The world’s third-largest economy might not seem the obvious place to find the need for microfinancing, but for businesses in tsunami-ravaged northeast Japan, it could be the key to revival.
Music Securities, a brokerage more used to raising cash for struggling musicians, has turned its expertise to building bridges between small businesses in the disaster zone and people with cash who want to help.
The model is based on that developed by Grameen Bank in Bangladesh, where small loans on easy terms are offered to the nation’s poor, with an emphasis on growth potential rather than creditworthiness.
The program and its founder, Muhammad Yunus, won the 2006 Nobel Peace Prize for the scheme, which allowed individuals to work for their living to regain their dignity.
In Japan, investors with as little as ¥10,000 (US$77) to spare are helping to rebuild enterprises as diverse as cafes, seafood producers and a 200-year-old soy sauce factory.
Alongside household names such as Toyota which suffered when the March 11 tsunami shattered their supply chains or knocked out their factories, hundreds of family-run businesses were also badly hit.
However, unlike multinational car companies, these small businesses have neither deep enough pockets nor the available lines of credit to get back on their feet.
“This is an area where public assistance has been insufficient, and where it is difficult for existing financial institutions to enter,” said Masami Komatsu, chief executive of Tokyo-based Music Securities.

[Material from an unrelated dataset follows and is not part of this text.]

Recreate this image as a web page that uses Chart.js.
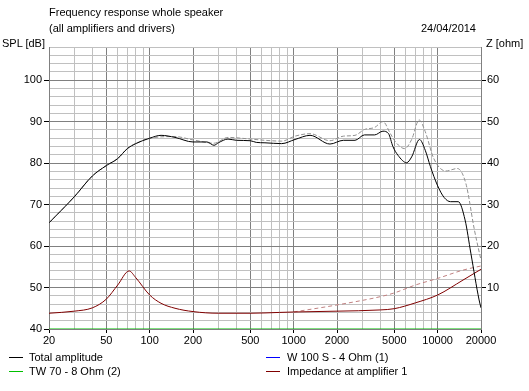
<!DOCTYPE html>
<html>
<head>
<meta charset="utf-8">
<script src="https://cdn.jsdelivr.net/npm/chart.js@4.4.1/dist/chart.umd.min.js"></script>
<style>
  body { margin: 0; background: #fff; font-family: "Liberation Sans", Arial, sans-serif; font-size: 11px; color: #000; }
  #wrap { position: relative; width: 529px; height: 391px; overflow: hidden; }
  canvas { position: absolute; left: 0; top: 0; }
  .t { position: absolute; white-space: nowrap; line-height: 13px; }
  .sw { position: absolute; width: 14px; height: 1px; }
</style>
</head>
<body>
<div id="wrap">
  <canvas id="myChart" width="529" height="391"></canvas>
  <div class="t" style="left:49px;top:6px">Frequency response whole speaker</div>
  <div class="t" style="left:49px;top:22px">(all amplifiers and drivers)</div>
  <div class="t" style="right:53px;top:22px">24/04/2014</div>
  <div class="t" style="left:2px;top:37px">SPL [dB]</div>
  <div class="t" style="left:486px;top:37px">Z [ohm]</div>

  <div class="sw" style="left:9px;top:357px;background:#000000"></div>
  <div class="t" style="left:29px;top:351px">Total amplitude</div>
  <div class="sw" style="left:9px;top:371px;background:#00c000"></div>
  <div class="t" style="left:29px;top:365px">TW 70 - 8 Ohm (2)</div>
  <div class="sw" style="left:266px;top:357px;background:#0000ff"></div>
  <div class="t" style="left:287px;top:351px">W 100 S - 4 Ohm (1)</div>
  <div class="sw" style="left:266px;top:371px;background:#800000"></div>
  <div class="t" style="left:287px;top:365px">Impedance at amplifier 1</div>
</div>
<script>
// SPL curves (dB)
let freqTotal = [20, 30, 40, 50, 60, 70, 80, 100, 120, 150, 200, 250, 280, 300, 350, 400, 500, 550, 632, 826, 1022, 1300, 1787, 2213, 2667, 3100, 3650, 4170, 4560, 4890, 5300, 6090, 6600, 7480, 8200, 8900, 9950, 11100, 12300, 13900, 15500, 17000, 19400, 20000];
let totalAmp = [65.6, 71.9, 76.9, 79.4, 81.1, 83.5, 84.7, 86.0, 86.7, 86.2, 85.1, 85.1, 84.3, 84.9, 85.8, 85.5, 85.4, 85.0, 84.9, 84.7, 85.7, 86.7, 84.6, 85.5, 85.5, 86.8, 86.8, 87.7, 87.1, 84.0, 81.9, 80.1, 81.5, 85.7, 83.1, 79.2, 74.7, 71.7, 70.7, 70.7, 66.3, 58.3, 47.0, 45.1];

let freqRef = [20, 30, 40, 50, 60, 70, 80, 100, 150, 200, 280, 350, 500, 632, 826, 1022, 1300, 1787, 2213, 2667, 3100, 3650, 4170, 4700, 5100, 5900, 6600, 7440, 8200, 9400, 11400, 13700, 15700, 18000, 20000];
let refAmp = [65.6, 71.9, 76.9, 79.4, 81.1, 83.5, 84.7, 86.0, 86.4, 85.6, 84.8, 86.2, 85.8, 85.5, 85.3, 86.5, 87.1, 85.4, 86.5, 86.7, 88.1, 88.6, 90.0, 87.1, 85.1, 83.5, 85.7, 90.4, 87.6, 81.1, 78.1, 78.7, 75.1, 63.9, 56.6];

let freqTw = [20, 20000];
let twAmp = [40, 40];

// impedance (ohm)
let freqZ = [20, 30, 40, 50, 60, 72, 80, 100, 120, 150, 200, 300, 500, 800, 1000, 2000, 4000, 5000, 7000, 10000, 15000, 20000];
let zAmp = [3.8, 4.3, 5.1, 7.2, 10.6, 14.0, 12.4, 8.2, 6.2, 5.0, 4.2, 3.8, 3.8, 4.0, 4.1, 4.3, 4.6, 4.9, 6.3, 8.2, 11.8, 14.4];
let freqZRef = [1000, 2000, 4000, 5000, 7000, 10000, 15000, 20000];
let zRef = [4.1, 5.8, 7.8, 8.7, 10.6, 12.2, 14.2, 15.2];

// axis ticks
let freqGrid = [20, 30, 40, 50, 60, 70, 80, 90, 100, 200, 300, 400, 500, 600, 700, 800, 900, 1000, 2000, 3000, 4000, 5000, 6000, 7000, 8000, 9000, 10000, 20000];
let freqLabels = [20, 50, 100, 200, 500, 1000, 2000, 5000, 10000, 20000];
let splLabels = [40, 50, 60, 70, 80, 90, 100];
let zLabels = [10, 20, 30, 40, 50, 60];

function pts(xs, ys) {
  return xs.map((x, i) => ({ x: x, y: ys[i] }));
}

let splGrid = [];
for (let v = 40; v <= 108; v += 2) splGrid.push(v);

function lineSet(data, color, axis, dash) {
  return {
    data: data,
    borderColor: color,
    borderWidth: 1,
    borderDash: dash || [],
    pointRadius: 0,
    cubicInterpolationMode: 'monotone',
    yAxisID: axis
  };
}

// first dataset is painted last (on top)
// W 100 S curve sits right under the total curve, so it is only in the legend
var ctx = document.getElementById("myChart").getContext("2d");
var myChart = new Chart(ctx, {
  type: 'line',
  data: {
    datasets: [
      lineSet(pts(freqTw, twAmp), '#00c000', 'y'),
      lineSet(pts(freqTotal, totalAmp), '#000000', 'y'),
      lineSet(pts(freqZ, zAmp), '#800000', 'y2'),
      lineSet(pts(freqZRef, zRef), '#c08080', 'y2', [4, 3]),
      lineSet(pts(freqRef, refAmp), '#909090', 'y', [4, 2])
    ]
  },
  options: {
    responsive: false,
    animation: false,
    layout: { padding: { top: 47, left: 0, right: 0, bottom: 0 } },
    plugins: { legend: { display: false }, tooltip: { enabled: false } },
    scales: {
      x: {
        type: 'logarithmic',
        min: 20,
        max: 20000,
        afterBuildTicks: (s) => { s.ticks = freqGrid.map(v => ({ value: v })); },
        afterFit: (s) => { s.height = 62; },
        ticks: {
          autoSkip: false,
          maxRotation: 0,
          padding: 1,
          color: '#000',
          font: { family: 'Liberation Sans', size: 11 },
          callback: (v) => freqLabels.includes(v) ? String(v) : ''
        },
        grid: {
          color: (c) => (c.tick && freqLabels.includes(c.tick.value)) ? '#808080' : '#c0c0c0',
          tickColor: (c) => (c.tick && freqLabels.includes(c.tick.value)) ? '#000' : 'rgba(0,0,0,0)',
          tickLength: 4
        },
        border: { display: false }
      },
      y: {
        position: 'left',
        min: 40,
        max: 108,
        afterBuildTicks: (s) => { s.ticks = splGrid.map(v => ({ value: v })); },
        afterFit: (s) => { s.width = 49; },
        ticks: {
          autoSkip: false,
          padding: 2,
          color: '#000',
          font: { family: 'Liberation Sans', size: 11 },
          callback: (v) => splLabels.includes(v) ? String(v) : ''
        },
        grid: {
          color: (c) => (c.tick && c.tick.value % 10 === 0) ? '#808080' : '#c0c0c0',
          tickColor: (c) => (c.tick && splLabels.includes(c.tick.value)) ? '#000' : 'rgba(0,0,0,0)',
          tickLength: 5
        },
        border: { display: true, color: '#808080' }
      },
      y2: {
        position: 'right',
        min: 0,
        max: 68,
        afterBuildTicks: (s) => { s.ticks = zLabels.map(v => ({ value: v })); },
        afterFit: (s) => { s.width = 48; },
        ticks: {
          autoSkip: false,
          padding: 1,
          color: '#000',
          font: { family: 'Liberation Sans', size: 11 }
        },
        grid: {
          drawOnChartArea: false,
          tickColor: '#000',
          tickLength: 5
        },
        border: { display: true, color: '#808080' }
      }
    }
  }
});
</script>
</body>
</html>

“But, there is a desperate need for capital in the region. There are so many good businesses out there who could use help,” he said.
Some of those who ran businesses in the Tohoku region of Japan lost almost everything — houses, factories, inventory and even their skilled workers — when the monster waves roared ashore, claiming 20,000 lives.
With existing debts and nothing to offer as fresh collateral, even farmers with generations of success behind them have found it all but impossible to secure bank loans.
However, with the skills and a solid business plan to rebuild and to expand, all that is needed is capital to renew factories, to purchase freezers and to build greenhouses.
Under the scheme, investors offer cash in increments of ¥10,000, with ¥5,000 an investment and the remainder a donation that will not be returned.
Music Securities lets investors choose from a expanding catalog of small businesses in Tohoku.
Those businesses promise to return the investment in a decade or less in addition to extra financial returns if they have commercial success.
As of early this month, 28 enterprises had collectively asked for more than ¥900 million through Music Securities, and raised around ¥455 million from more than 13,500 investors.
Among them is farmer Seiichi Seto, 62, who lost family members, his house and many of his fields to the tsunami.
He has joined forces with two friends to raise ¥40 million to start a hydroponic vegetable farm in Sendai.
“Unless I do something I cannot put food on the table. Financial institutions and farmers’ cooperatives don’t lend us money,” said Seto, who has already persuaded major restaurant chains to buy his vegetables once his new farm becomes operational.
“I want to create stable jobs and provide a stable income,” he said.
Seitoku Iwai is trying to re-establish his shop selling sake and porcelain in hard-hit Rikuzentakata, a city that was largely destroyed by the tsunami.
He hopes to raise ¥12 million to restart the family store, which has a history going back to the early 1800s.
“We don’t sell life’s necessities, like food. We are not makers of the goods we sell,” he said. “I thought about quitting, but customers have asked when our store will reopen.”
“So I wondered if maybe what we do really is important. Many people are waiting for the very original products that we select and sell. They are small goods, but they fill voids in our hearts,” he said.
Yagisawa Shouten, a maker of 200-year-old soy sauce, is hoping for ¥100 million through the scheme, while Yamamoto Strawberry Farm, which was formed when three family businesses merged, wants ¥21 million to modernize farms and expand distribution networks in a bid to double pre-quake sales.
The risks for investors are high. Not all of these businesses will succeed in a country where the economy has been largely moribund for much of the past 20 years.
However, those contributing cash have an emotional as well as a financial investment in the companies they support and can watch as lives are rebuilt.
Tokyo businessman Kazushige Honda, 58, says he gave ¥10,000 each to two seafood producers, despite not having any connections to the Tohoku region.
He said he felt compelled to help and thought this kind of seed money was the best way to do it.
“So many people have volunteered in the region to help clear debris or to prepare meals. It’s difficult for me to do that, but I can offer investment,” he said.
Music Securities plans to continue the microfinancing scheme for as long as necessary.
However, Komatsu said his long-term hope is for the tsunami-hit businesses to become stable and viable enough to get back into mainstream financing.
“It is best if things become easier for banks to issue loans to these good companies,” he said. “We hope that our program will help them show a track record of successes under the current difficult conditions.”